Set exercise
Gather each line in the entries that includes the string "this".

Records supplied
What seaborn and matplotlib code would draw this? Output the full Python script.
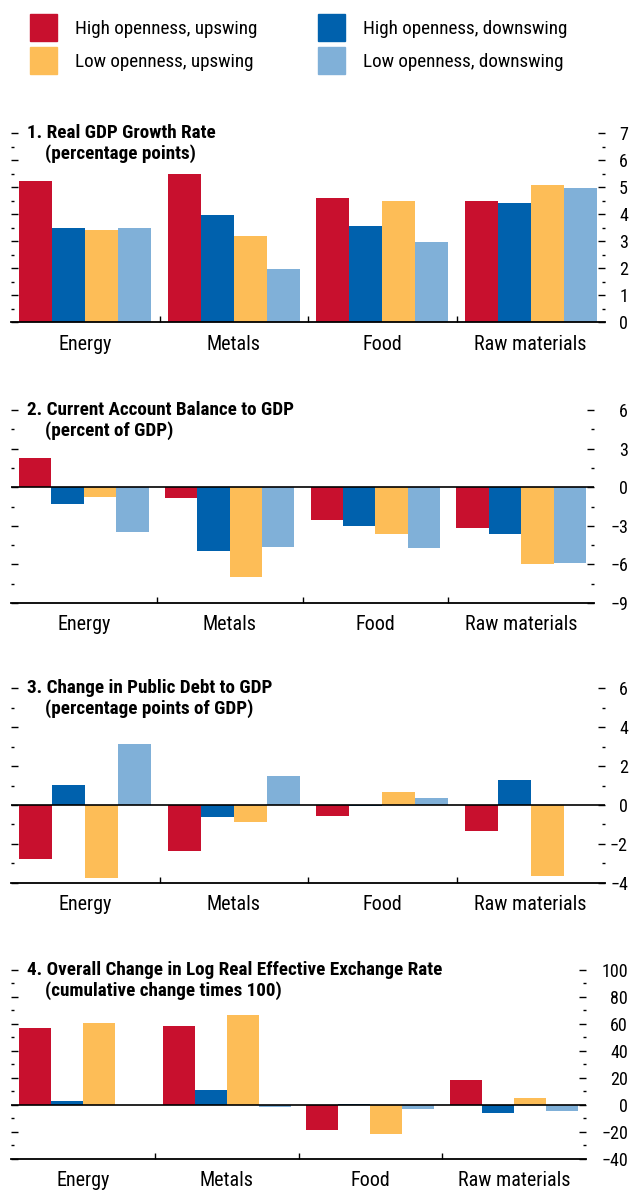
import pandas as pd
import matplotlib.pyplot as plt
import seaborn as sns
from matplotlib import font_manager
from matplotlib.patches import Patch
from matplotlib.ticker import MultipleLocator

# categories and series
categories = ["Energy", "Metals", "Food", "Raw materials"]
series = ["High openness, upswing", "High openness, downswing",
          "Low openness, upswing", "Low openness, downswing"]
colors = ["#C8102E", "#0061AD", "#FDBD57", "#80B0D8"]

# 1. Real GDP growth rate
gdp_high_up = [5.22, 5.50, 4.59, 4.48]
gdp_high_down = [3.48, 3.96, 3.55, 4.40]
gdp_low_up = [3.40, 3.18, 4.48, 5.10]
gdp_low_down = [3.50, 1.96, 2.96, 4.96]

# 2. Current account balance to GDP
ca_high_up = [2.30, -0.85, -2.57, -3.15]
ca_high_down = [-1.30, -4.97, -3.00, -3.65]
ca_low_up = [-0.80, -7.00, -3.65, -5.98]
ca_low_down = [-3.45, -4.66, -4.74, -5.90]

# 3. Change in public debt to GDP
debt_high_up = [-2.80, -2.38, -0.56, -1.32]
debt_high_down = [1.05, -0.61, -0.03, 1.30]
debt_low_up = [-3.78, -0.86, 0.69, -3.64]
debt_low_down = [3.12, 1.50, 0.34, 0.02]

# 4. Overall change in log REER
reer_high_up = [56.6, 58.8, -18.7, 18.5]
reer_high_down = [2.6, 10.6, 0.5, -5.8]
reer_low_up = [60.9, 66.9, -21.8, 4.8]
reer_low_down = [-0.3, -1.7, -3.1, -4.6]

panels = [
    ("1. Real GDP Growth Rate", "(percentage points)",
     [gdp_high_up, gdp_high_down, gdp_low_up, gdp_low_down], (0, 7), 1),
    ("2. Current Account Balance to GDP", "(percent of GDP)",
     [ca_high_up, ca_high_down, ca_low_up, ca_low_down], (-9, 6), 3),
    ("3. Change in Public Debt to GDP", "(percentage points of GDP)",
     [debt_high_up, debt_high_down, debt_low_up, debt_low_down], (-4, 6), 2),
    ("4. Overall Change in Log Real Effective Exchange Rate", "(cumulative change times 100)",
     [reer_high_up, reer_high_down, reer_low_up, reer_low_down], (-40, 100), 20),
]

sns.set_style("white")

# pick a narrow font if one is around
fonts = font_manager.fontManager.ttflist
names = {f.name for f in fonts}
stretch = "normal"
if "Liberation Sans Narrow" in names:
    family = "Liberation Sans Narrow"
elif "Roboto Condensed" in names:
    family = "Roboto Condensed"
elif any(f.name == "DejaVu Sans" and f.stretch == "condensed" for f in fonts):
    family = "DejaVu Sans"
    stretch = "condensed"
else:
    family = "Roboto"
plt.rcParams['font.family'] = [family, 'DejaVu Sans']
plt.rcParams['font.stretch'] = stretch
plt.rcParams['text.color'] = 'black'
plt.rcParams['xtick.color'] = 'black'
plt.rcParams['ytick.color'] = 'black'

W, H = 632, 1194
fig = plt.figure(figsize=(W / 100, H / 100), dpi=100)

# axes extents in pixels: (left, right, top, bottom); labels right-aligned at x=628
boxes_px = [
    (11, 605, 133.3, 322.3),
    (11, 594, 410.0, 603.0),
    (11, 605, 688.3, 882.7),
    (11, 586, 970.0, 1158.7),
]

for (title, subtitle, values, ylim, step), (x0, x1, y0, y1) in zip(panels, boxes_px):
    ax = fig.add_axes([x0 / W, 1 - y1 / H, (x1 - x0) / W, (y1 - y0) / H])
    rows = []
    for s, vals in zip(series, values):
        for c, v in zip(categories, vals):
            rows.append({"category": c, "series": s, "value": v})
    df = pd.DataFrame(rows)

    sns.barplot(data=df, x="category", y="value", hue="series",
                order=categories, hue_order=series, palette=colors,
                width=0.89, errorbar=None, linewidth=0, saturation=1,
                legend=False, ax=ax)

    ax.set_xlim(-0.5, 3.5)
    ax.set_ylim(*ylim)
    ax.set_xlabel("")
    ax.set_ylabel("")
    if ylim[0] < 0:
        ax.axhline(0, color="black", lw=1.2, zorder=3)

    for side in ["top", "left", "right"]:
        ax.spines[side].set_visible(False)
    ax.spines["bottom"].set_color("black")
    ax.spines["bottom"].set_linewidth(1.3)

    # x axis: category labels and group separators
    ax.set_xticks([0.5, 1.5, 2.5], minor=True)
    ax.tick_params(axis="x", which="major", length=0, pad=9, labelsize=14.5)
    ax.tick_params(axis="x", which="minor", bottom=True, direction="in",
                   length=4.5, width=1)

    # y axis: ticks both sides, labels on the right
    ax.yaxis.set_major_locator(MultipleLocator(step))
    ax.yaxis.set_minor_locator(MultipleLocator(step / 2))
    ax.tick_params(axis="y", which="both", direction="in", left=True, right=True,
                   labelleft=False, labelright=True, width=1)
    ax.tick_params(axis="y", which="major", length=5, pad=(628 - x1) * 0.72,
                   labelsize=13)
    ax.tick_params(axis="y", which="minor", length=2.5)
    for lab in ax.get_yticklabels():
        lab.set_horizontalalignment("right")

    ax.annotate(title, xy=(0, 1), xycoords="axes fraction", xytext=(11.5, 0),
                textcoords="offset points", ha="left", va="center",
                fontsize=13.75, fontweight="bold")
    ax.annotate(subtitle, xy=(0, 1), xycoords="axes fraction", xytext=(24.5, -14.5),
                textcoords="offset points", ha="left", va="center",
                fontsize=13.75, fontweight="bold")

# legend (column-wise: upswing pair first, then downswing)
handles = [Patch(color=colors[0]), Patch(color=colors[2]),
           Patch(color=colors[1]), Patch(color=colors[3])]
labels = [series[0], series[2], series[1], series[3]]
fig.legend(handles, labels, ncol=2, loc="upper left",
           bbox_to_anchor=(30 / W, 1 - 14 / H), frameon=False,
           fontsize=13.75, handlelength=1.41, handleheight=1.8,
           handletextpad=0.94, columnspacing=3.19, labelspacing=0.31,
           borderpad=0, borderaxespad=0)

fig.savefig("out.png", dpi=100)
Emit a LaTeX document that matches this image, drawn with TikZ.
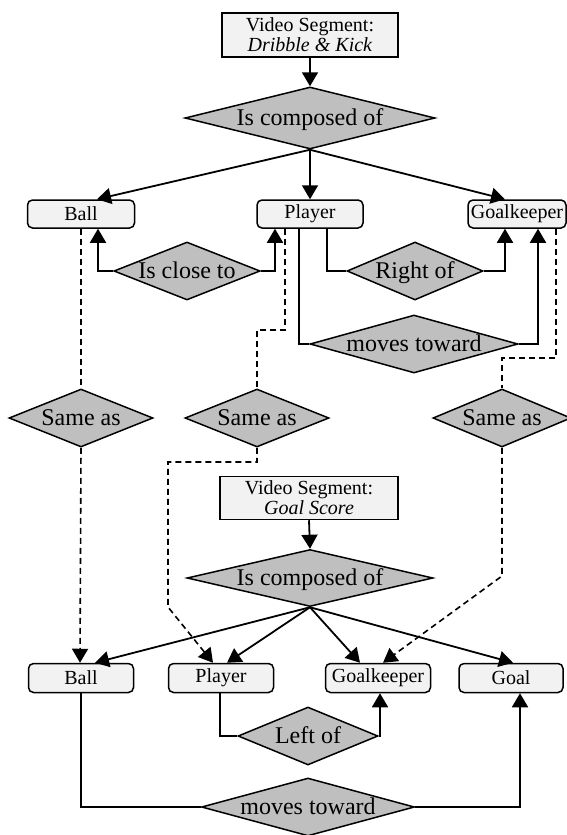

Task answer
What seaborn and matplotlib code would draw this? Output the full Python script.
Emit a LaTeX document that matches this image, drawn with TikZ.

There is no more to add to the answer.